11. September 2019

Leserecho: Entlarvende Vorurteile

Zur Kritik von Oberstudienrat i.R. Ernst-Georg Seidner am äußeren Erscheinungsbild mancher Jugendlicher in seinem Leserbrief "Muss das sein?"
Der Leserbrief von Ernst-Georg Seidner hat mich zugleich verärgert und belustigt. Verärgert, weil er Vorurteile offenbart. Belustigt, weil der Verfasser sich selbst entlarvt: Er fordert Respekt, verweigert diesen Respekt aber allen, die sich anders kleiden, als er es gerne hätte. Wenn Jugendliche Trachten tragen, gehören dazu keine Jeans – da sind sich wohl alle Leser dieser Zeitung einig. Doch im Brief geht es ja nicht um Trachtenumzüge, sondern um Schule und Freizeit allgemein. Wer Jeans trägt (fast jeder) oder tätowiert ist (jeder vierte Deutsche), ist für den Verfasser ein „Exemplar“, das irgendwas mit Subkultur, Hippies und Bahnhof Zoo zu tun hat und das man nicht „als voll“ nehmen muss. Diese Einstellung sagt mehr über den Leserbriefschreiber aus als über jene, die er so harsch kritisiert.

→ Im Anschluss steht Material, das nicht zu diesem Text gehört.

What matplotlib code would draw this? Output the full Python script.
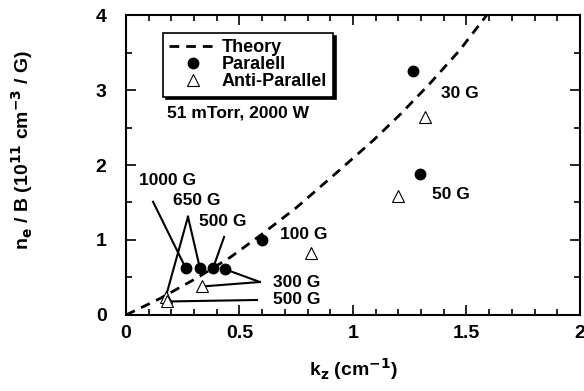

Übrigens haben Jugendliche schon immer versucht, ihre eigene Kultur zu finden, um sich von der älteren Generation abzugrenzen. Und die ältere Generation hat sich schon immer über die Jugend und deren Mode beschwert. Ein englisches Magazin klagte 1772: „Wohin sind der männliche Elan und das athletische Aussehen unserer Vorfahren verschwunden? Diese verweiblichten, selbstverliebten, ausgemergelten Narren können niemals direkt von unseren Helden abgestammt sein.“ (Quelle: welt.de) Dennoch ist die Welt bis heute nicht untergegangen – vielmehr kämpft „die Jugend“ zurzeit genau dafür, dass das trotz Klimakrise nicht geschieht. Merke: In tätowierten Köpfen können auch Verantwortung und schlaue Ideen stecken.